>> START Supplied data
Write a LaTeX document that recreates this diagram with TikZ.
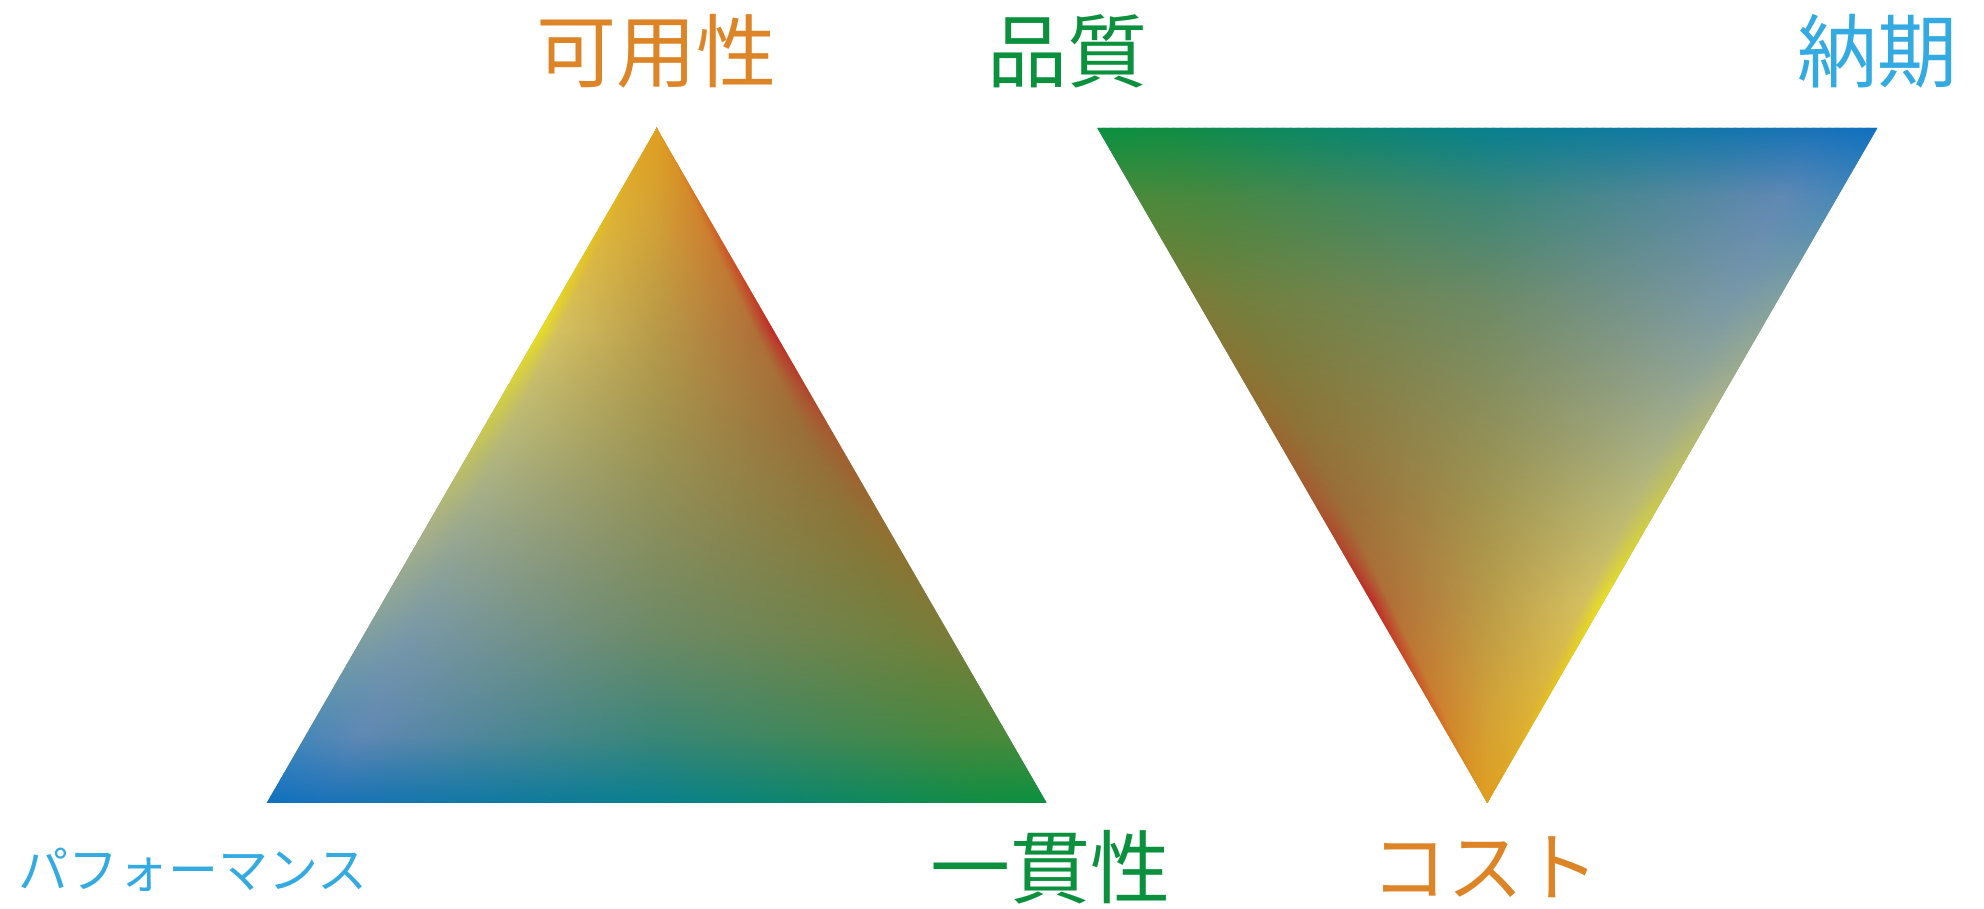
\documentclass[tikz,border=0pt]{standalone}
\usepackage{fontspec}
\newfontfamily\jp{Noto Sans CJK JP}
\usetikzlibrary{calc}
% label colours
\definecolor{lblOrange}{HTML}{DD8526}
\definecolor{lblGreen}{HTML}{0B913D}
\definecolor{lblBlue}{HTML}{33AAE1}
% key colours of the mesh: K<column> S<row>, column = position along the base, row = distance from apex
\definecolor{K1S1}{HTML}{E0A020}\definecolor{K1S2}{HTML}{E4C020}\definecolor{K1S3}{HTML}{E8E020}\definecolor{K1S4}{HTML}{C8C850}
\definecolor{K1S5}{HTML}{A8B088}\definecolor{K1S6}{HTML}{80A0A0}\definecolor{K1S7}{HTML}{4888B8}\definecolor{K1S8}{HTML}{1070C0}
\definecolor{K2S1}{HTML}{E0A020}\definecolor{K2S2}{HTML}{DCB438}\definecolor{K2S3}{HTML}{D4C060}\definecolor{K2S4}{HTML}{B8B878}
\definecolor{K2S5}{HTML}{98A890}\definecolor{K2S6}{HTML}{7898A8}\definecolor{K2S7}{HTML}{6088B4}\definecolor{K2S8}{HTML}{1872B8}
\definecolor{K3S1}{HTML}{E0A020}\definecolor{K3S2}{HTML}{D0A038}\definecolor{K3S3}{HTML}{B89A48}\definecolor{K3S4}{HTML}{A09450}
\definecolor{K3S5}{HTML}{888E5C}\definecolor{K3S6}{HTML}{6C8A66}\definecolor{K3S7}{HTML}{3A8676}\definecolor{K3S8}{HTML}{08808E}
\definecolor{K4S1}{HTML}{E0A020}\definecolor{K4S2}{HTML}{CC8030}\definecolor{K4S3}{HTML}{B07038}\definecolor{K4S4}{HTML}{9A6E38}
\definecolor{K4S5}{HTML}{887638}\definecolor{K4S6}{HTML}{72803E}\definecolor{K4S7}{HTML}{48883E}\definecolor{K4S8}{HTML}{108E42}
\definecolor{K5S1}{HTML}{E0A020}\definecolor{K5S2}{HTML}{D06028}\definecolor{K5S3}{HTML}{C02828}\definecolor{K5S4}{HTML}{A85830}
\definecolor{K5S5}{HTML}{927030}\definecolor{K5S6}{HTML}{7A7C38}\definecolor{K5S7}{HTML}{4A8A3A}\definecolor{K5S8}{HTML}{0A9040}

\pgfdeclareverticalshading{fanbase}{100bp}{color(0bp)=(K3S8); color(25bp)=(K3S8); color(30bp)=(K3S7); color(37.5bp)=(K3S6);
  color(45bp)=(K3S5); color(52.5bp)=(K3S4); color(60bp)=(K3S3); color(67.5bp)=(K3S2); color(75bp)=(K3S1); color(100bp)=(K3S1)}

% #1 prefix, #2 apex, #3 base point t=0, #4 base point t=1, #5 shading angle
\newcommand\drawfan[5]{%
  \shade[shading=fanbase, shading angle=#5] (#2) -- (#3) -- (#4) -- cycle;
  \foreach \i in {0,...,99}{%
    \pgfmathsetmacro\tm{(\i+0.5)/100}%
    \pgfmathsetmacro\ta{\i/100}%
    \pgfmathsetmacro\tb{min(1,(\i+1)/100+0.004)}%
    \ifdim\tm pt<0.08pt \def\ka{1}\def\kb{2}\def\lo{0}\def\hi{0.08}\else
    \ifdim\tm pt<0.5pt \def\ka{2}\def\kb{3}\def\lo{0.08}\def\hi{0.5}\else
    \ifdim\tm pt<0.92pt \def\ka{3}\def\kb{4}\def\lo{0.5}\def\hi{0.92}\else
    \def\ka{4}\def\kb{5}\def\lo{0.92}\def\hi{1}\fi\fi\fi
    \pgfmathsetmacro\pp{(\hi-\tm)/(\hi-\lo)*100}%
    \colorlet{cA}{K\ka S1!\pp!K\kb S1}%
    \colorlet{cB}{K\ka S2!\pp!K\kb S2}%
    \colorlet{cC}{K\ka S3!\pp!K\kb S3}%
    \colorlet{cD}{K\ka S4!\pp!K\kb S4}%
    \colorlet{cE}{K\ka S5!\pp!K\kb S5}%
    \colorlet{cF}{K\ka S6!\pp!K\kb S6}%
    \colorlet{cG}{K\ka S7!\pp!K\kb S7}%
    \colorlet{cH}{K\ka S8!\pp!K\kb S8}%
    \pgfdeclareverticalshading{#1\i}{100bp}{color(0bp)=(cH); color(25bp)=(cH); color(30bp)=(cG); color(37.5bp)=(cF);
      color(45bp)=(cE); color(52.5bp)=(cD); color(60bp)=(cC); color(67.5bp)=(cB); color(75bp)=(cA); color(100bp)=(cA)}%
    \shade[shading=#1\i, shading angle=#5] (#2) -- ($(#3)!\ta!(#4)$) -- ($(#3)!\tb!(#4)$) -- cycle;
  }%
}

\tikzset{
  bigjp/.style={inner sep=0pt, anchor=center, font=\jp\fontsize{80pt}{80pt}\selectfont},
  smalljp/.style={inner sep=0pt, anchor=center, font=\jp\fontsize{50pt}{50pt}\selectfont},
}

\begin{document}
\begin{tikzpicture}[x=1pt,y=1pt]
\useasboundingbox (0,0) rectangle (1984,909);
\fill[white] (0,0) rectangle (1984,909);

% left triangle
\coordinate (LA) at (656.7,781);
\coordinate (LB) at (266.7,106);
\coordinate (LC) at (1046.7,106);
\drawfan{fanL}{LA}{LB}{LC}{0}

% right triangle (the left one turned half round)
\coordinate (RA) at (1487.3,106);
\coordinate (RB) at (1877.3,781);
\coordinate (RC) at (1097.3,781);
\drawfan{fanR}{RA}{RB}{RC}{180}

% labels
\node[bigjp, text=lblOrange] (kayou) at (656.7,858) {可用性};
\node[bigjp, text=lblGreen]  (hinshitsu) at (1067,858) {品質};
\node[bigjp, text=lblBlue]   (nouki) at (1877,858) {納期};
\node[smalljp, text=lblBlue] (perf) at (193,39) {パフォーマンス};
\node[bigjp, text=lblGreen]  (ikkan) at (1050,42) {一貫性};
\node[bigjp, text=lblOrange, font=\jp\fontsize{76pt}{76pt}\selectfont] (cost) at (1485,42) {コスト};
\end{tikzpicture}
\end{document}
>> END Supplied data
Strip out the pictures and quote the remaining data word for word.

Write a LaTeX document that recreates this diagram with TikZ.
\documentclass[tikz,border=0pt]{standalone}
\usepackage{fontspec}
\newfontfamily\jp{Noto Sans CJK JP}
\usetikzlibrary{calc}
% label colours
\definecolor{lblOrange}{HTML}{DD8526}
\definecolor{lblGreen}{HTML}{0B913D}
\definecolor{lblBlue}{HTML}{33AAE1}
% key colours of the mesh: K<column> S<row>, column = position along the base, row = distance from apex
\definecolor{K1S1}{HTML}{E0A020}\definecolor{K1S2}{HTML}{E4C020}\definecolor{K1S3}{HTML}{E8E020}\definecolor{K1S4}{HTML}{C8C850}
\definecolor{K1S5}{HTML}{A8B088}\definecolor{K1S6}{HTML}{80A0A0}\definecolor{K1S7}{HTML}{4888B8}\definecolor{K1S8}{HTML}{1070C0}
\definecolor{K2S1}{HTML}{E0A020}\definecolor{K2S2}{HTML}{DCB438}\definecolor{K2S3}{HTML}{D4C060}\definecolor{K2S4}{HTML}{B8B878}
\definecolor{K2S5}{HTML}{98A890}\definecolor{K2S6}{HTML}{7898A8}\definecolor{K2S7}{HTML}{6088B4}\definecolor{K2S8}{HTML}{1872B8}
\definecolor{K3S1}{HTML}{E0A020}\definecolor{K3S2}{HTML}{D0A038}\definecolor{K3S3}{HTML}{B89A48}\definecolor{K3S4}{HTML}{A09450}
\definecolor{K3S5}{HTML}{888E5C}\definecolor{K3S6}{HTML}{6C8A66}\definecolor{K3S7}{HTML}{3A8676}\definecolor{K3S8}{HTML}{08808E}
\definecolor{K4S1}{HTML}{E0A020}\definecolor{K4S2}{HTML}{CC8030}\definecolor{K4S3}{HTML}{B07038}\definecolor{K4S4}{HTML}{9A6E38}
\definecolor{K4S5}{HTML}{887638}\definecolor{K4S6}{HTML}{72803E}\definecolor{K4S7}{HTML}{48883E}\definecolor{K4S8}{HTML}{108E42}
\definecolor{K5S1}{HTML}{E0A020}\definecolor{K5S2}{HTML}{D06028}\definecolor{K5S3}{HTML}{C02828}\definecolor{K5S4}{HTML}{A85830}
\definecolor{K5S5}{HTML}{927030}\definecolor{K5S6}{HTML}{7A7C38}\definecolor{K5S7}{HTML}{4A8A3A}\definecolor{K5S8}{HTML}{0A9040}

\pgfdeclareverticalshading{fanbase}{100bp}{color(0bp)=(K3S8); color(25bp)=(K3S8); color(30bp)=(K3S7); color(37.5bp)=(K3S6);
  color(45bp)=(K3S5); color(52.5bp)=(K3S4); color(60bp)=(K3S3); color(67.5bp)=(K3S2); color(75bp)=(K3S1); color(100bp)=(K3S1)}

% #1 prefix, #2 apex, #3 base point t=0, #4 base point t=1, #5 shading angle
\newcommand\drawfan[5]{%
  \shade[shading=fanbase, shading angle=#5] (#2) -- (#3) -- (#4) -- cycle;
  \foreach \i in {0,...,99}{%
    \pgfmathsetmacro\tm{(\i+0.5)/100}%
    \pgfmathsetmacro\ta{\i/100}%
    \pgfmathsetmacro\tb{min(1,(\i+1)/100+0.004)}%
    \ifdim\tm pt<0.08pt \def\ka{1}\def\kb{2}\def\lo{0}\def\hi{0.08}\else
    \ifdim\tm pt<0.5pt \def\ka{2}\def\kb{3}\def\lo{0.08}\def\hi{0.5}\else
    \ifdim\tm pt<0.92pt \def\ka{3}\def\kb{4}\def\lo{0.5}\def\hi{0.92}\else
    \def\ka{4}\def\kb{5}\def\lo{0.92}\def\hi{1}\fi\fi\fi
    \pgfmathsetmacro\pp{(\hi-\tm)/(\hi-\lo)*100}%
    \colorlet{cA}{K\ka S1!\pp!K\kb S1}%
    \colorlet{cB}{K\ka S2!\pp!K\kb S2}%
    \colorlet{cC}{K\ka S3!\pp!K\kb S3}%
    \colorlet{cD}{K\ka S4!\pp!K\kb S4}%
    \colorlet{cE}{K\ka S5!\pp!K\kb S5}%
    \colorlet{cF}{K\ka S6!\pp!K\kb S6}%
    \colorlet{cG}{K\ka S7!\pp!K\kb S7}%
    \colorlet{cH}{K\ka S8!\pp!K\kb S8}%
    \pgfdeclareverticalshading{#1\i}{100bp}{color(0bp)=(cH); color(25bp)=(cH); color(30bp)=(cG); color(37.5bp)=(cF);
      color(45bp)=(cE); color(52.5bp)=(cD); color(60bp)=(cC); color(67.5bp)=(cB); color(75bp)=(cA); color(100bp)=(cA)}%
    \shade[shading=#1\i, shading angle=#5] (#2) -- ($(#3)!\ta!(#4)$) -- ($(#3)!\tb!(#4)$) -- cycle;
  }%
}

\tikzset{
  bigjp/.style={inner sep=0pt, anchor=center, font=\jp\fontsize{80pt}{80pt}\selectfont},
  smalljp/.style={inner sep=0pt, anchor=center, font=\jp\fontsize{50pt}{50pt}\selectfont},
}

\begin{document}
\begin{tikzpicture}[x=1pt,y=1pt]
\useasboundingbox (0,0) rectangle (1984,909);
\fill[white] (0,0) rectangle (1984,909);

% left triangle
\coordinate (LA) at (656.7,781);
\coordinate (LB) at (266.7,106);
\coordinate (LC) at (1046.7,106);
\drawfan{fanL}{LA}{LB}{LC}{0}

% right triangle (the left one turned half round)
\coordinate (RA) at (1487.3,106);
\coordinate (RB) at (1877.3,781);
\coordinate (RC) at (1097.3,781);
\drawfan{fanR}{RA}{RB}{RC}{180}

% labels
\node[bigjp, text=lblOrange] (kayou) at (656.7,858) {可用性};
\node[bigjp, text=lblGreen]  (hinshitsu) at (1067,858) {品質};
\node[bigjp, text=lblBlue]   (nouki) at (1877,858) {納期};
\node[smalljp, text=lblBlue] (perf) at (193,39) {パフォーマンス};
\node[bigjp, text=lblGreen]  (ikkan) at (1050,42) {一貫性};
\node[bigjp, text=lblOrange, font=\jp\fontsize{76pt}{76pt}\selectfont] (cost) at (1485,42) {コスト};
\end{tikzpicture}
\end{document}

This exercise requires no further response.